WORK TO COMPLETE. Omit all pictures. Copy the rest of the material exactly.

DATA SHOWN.
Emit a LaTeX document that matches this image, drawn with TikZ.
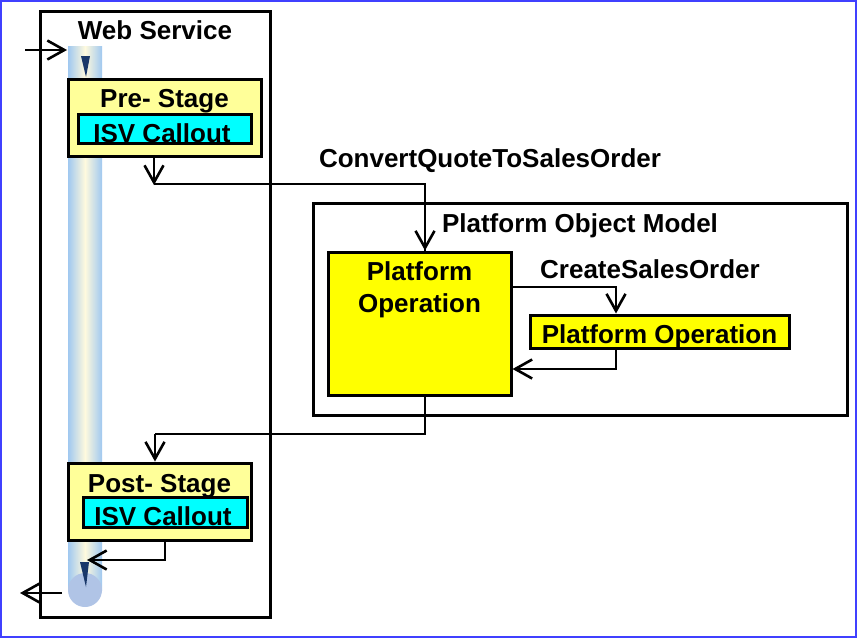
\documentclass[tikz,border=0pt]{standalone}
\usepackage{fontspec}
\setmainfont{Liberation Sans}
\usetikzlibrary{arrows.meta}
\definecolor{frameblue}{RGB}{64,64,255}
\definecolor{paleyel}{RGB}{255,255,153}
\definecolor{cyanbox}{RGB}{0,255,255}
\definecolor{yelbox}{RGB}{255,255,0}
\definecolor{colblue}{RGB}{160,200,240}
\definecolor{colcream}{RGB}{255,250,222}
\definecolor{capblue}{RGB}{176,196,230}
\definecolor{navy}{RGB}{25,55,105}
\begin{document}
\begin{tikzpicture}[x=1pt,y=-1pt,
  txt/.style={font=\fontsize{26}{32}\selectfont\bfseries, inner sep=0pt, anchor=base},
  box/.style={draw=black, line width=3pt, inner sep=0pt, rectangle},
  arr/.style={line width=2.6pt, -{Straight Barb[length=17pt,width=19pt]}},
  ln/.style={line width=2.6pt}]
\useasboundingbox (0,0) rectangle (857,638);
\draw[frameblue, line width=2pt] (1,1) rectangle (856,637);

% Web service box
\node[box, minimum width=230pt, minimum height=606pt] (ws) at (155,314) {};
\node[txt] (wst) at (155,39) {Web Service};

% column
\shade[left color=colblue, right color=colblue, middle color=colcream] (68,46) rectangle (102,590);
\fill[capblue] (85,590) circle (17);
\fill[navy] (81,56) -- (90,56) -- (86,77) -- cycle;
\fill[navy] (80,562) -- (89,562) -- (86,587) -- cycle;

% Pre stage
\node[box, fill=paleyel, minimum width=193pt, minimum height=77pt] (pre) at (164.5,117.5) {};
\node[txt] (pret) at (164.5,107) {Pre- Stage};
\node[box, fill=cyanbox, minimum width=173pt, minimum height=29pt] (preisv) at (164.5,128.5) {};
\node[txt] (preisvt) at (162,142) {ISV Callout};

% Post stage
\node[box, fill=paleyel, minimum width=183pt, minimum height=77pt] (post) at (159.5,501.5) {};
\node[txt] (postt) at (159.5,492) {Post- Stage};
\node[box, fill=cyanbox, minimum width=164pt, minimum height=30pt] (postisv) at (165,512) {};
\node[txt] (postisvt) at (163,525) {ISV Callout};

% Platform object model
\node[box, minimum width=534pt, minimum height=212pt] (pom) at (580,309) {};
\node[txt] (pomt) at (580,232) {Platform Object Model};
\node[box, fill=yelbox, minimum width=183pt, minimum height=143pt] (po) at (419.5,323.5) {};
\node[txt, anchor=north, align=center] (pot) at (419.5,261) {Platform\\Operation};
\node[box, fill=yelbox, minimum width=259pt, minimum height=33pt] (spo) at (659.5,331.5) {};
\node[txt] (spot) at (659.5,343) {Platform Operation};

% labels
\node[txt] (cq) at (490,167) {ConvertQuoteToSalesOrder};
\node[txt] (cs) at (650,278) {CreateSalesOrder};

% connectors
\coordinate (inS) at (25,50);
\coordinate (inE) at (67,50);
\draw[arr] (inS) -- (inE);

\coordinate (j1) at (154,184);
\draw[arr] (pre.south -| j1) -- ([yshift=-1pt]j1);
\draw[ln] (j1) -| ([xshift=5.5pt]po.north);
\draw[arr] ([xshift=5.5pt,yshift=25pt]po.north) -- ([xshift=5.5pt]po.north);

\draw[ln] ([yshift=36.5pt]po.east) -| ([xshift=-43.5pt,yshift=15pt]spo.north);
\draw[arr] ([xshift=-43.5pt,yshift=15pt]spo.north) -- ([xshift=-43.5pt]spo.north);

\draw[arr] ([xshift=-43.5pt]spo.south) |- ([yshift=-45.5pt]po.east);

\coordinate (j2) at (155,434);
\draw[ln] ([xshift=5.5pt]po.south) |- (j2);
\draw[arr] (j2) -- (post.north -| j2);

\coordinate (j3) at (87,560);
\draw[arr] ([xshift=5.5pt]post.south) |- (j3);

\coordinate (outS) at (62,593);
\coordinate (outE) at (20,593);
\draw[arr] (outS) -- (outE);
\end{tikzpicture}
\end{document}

OUTPUT FOR THIS EXERCISE.
Emit a LaTeX document that matches this image, drawn with TikZ.
\documentclass[tikz,border=0pt]{standalone}
\usepackage{fontspec}
\setmainfont{Liberation Sans}
\usetikzlibrary{arrows.meta}
\definecolor{frameblue}{RGB}{64,64,255}
\definecolor{paleyel}{RGB}{255,255,153}
\definecolor{cyanbox}{RGB}{0,255,255}
\definecolor{yelbox}{RGB}{255,255,0}
\definecolor{colblue}{RGB}{160,200,240}
\definecolor{colcream}{RGB}{255,250,222}
\definecolor{capblue}{RGB}{176,196,230}
\definecolor{navy}{RGB}{25,55,105}
\begin{document}
\begin{tikzpicture}[x=1pt,y=-1pt,
  txt/.style={font=\fontsize{26}{32}\selectfont\bfseries, inner sep=0pt, anchor=base},
  box/.style={draw=black, line width=3pt, inner sep=0pt, rectangle},
  arr/.style={line width=2.6pt, -{Straight Barb[length=17pt,width=19pt]}},
  ln/.style={line width=2.6pt}]
\useasboundingbox (0,0) rectangle (857,638);
\draw[frameblue, line width=2pt] (1,1) rectangle (856,637);

% Web service box
\node[box, minimum width=230pt, minimum height=606pt] (ws) at (155,314) {};
\node[txt] (wst) at (155,39) {Web Service};

% column
\shade[left color=colblue, right color=colblue, middle color=colcream] (68,46) rectangle (102,590);
\fill[capblue] (85,590) circle (17);
\fill[navy] (81,56) -- (90,56) -- (86,77) -- cycle;
\fill[navy] (80,562) -- (89,562) -- (86,587) -- cycle;

% Pre stage
\node[box, fill=paleyel, minimum width=193pt, minimum height=77pt] (pre) at (164.5,117.5) {};
\node[txt] (pret) at (164.5,107) {Pre- Stage};
\node[box, fill=cyanbox, minimum width=173pt, minimum height=29pt] (preisv) at (164.5,128.5) {};
\node[txt] (preisvt) at (162,142) {ISV Callout};

% Post stage
\node[box, fill=paleyel, minimum width=183pt, minimum height=77pt] (post) at (159.5,501.5) {};
\node[txt] (postt) at (159.5,492) {Post- Stage};
\node[box, fill=cyanbox, minimum width=164pt, minimum height=30pt] (postisv) at (165,512) {};
\node[txt] (postisvt) at (163,525) {ISV Callout};

% Platform object model
\node[box, minimum width=534pt, minimum height=212pt] (pom) at (580,309) {};
\node[txt] (pomt) at (580,232) {Platform Object Model};
\node[box, fill=yelbox, minimum width=183pt, minimum height=143pt] (po) at (419.5,323.5) {};
\node[txt, anchor=north, align=center] (pot) at (419.5,261) {Platform\\Operation};
\node[box, fill=yelbox, minimum width=259pt, minimum height=33pt] (spo) at (659.5,331.5) {};
\node[txt] (spot) at (659.5,343) {Platform Operation};

% labels
\node[txt] (cq) at (490,167) {ConvertQuoteToSalesOrder};
\node[txt] (cs) at (650,278) {CreateSalesOrder};

% connectors
\coordinate (inS) at (25,50);
\coordinate (inE) at (67,50);
\draw[arr] (inS) -- (inE);

\coordinate (j1) at (154,184);
\draw[arr] (pre.south -| j1) -- ([yshift=-1pt]j1);
\draw[ln] (j1) -| ([xshift=5.5pt]po.north);
\draw[arr] ([xshift=5.5pt,yshift=25pt]po.north) -- ([xshift=5.5pt]po.north);

\draw[ln] ([yshift=36.5pt]po.east) -| ([xshift=-43.5pt,yshift=15pt]spo.north);
\draw[arr] ([xshift=-43.5pt,yshift=15pt]spo.north) -- ([xshift=-43.5pt]spo.north);

\draw[arr] ([xshift=-43.5pt]spo.south) |- ([yshift=-45.5pt]po.east);

\coordinate (j2) at (155,434);
\draw[ln] ([xshift=5.5pt]po.south) |- (j2);
\draw[arr] (j2) -- (post.north -| j2);

\coordinate (j3) at (87,560);
\draw[arr] ([xshift=5.5pt]post.south) |- (j3);

\coordinate (outS) at (62,593);
\coordinate (outE) at (20,593);
\draw[arr] (outS) -- (outE);
\end{tikzpicture}
\end{document}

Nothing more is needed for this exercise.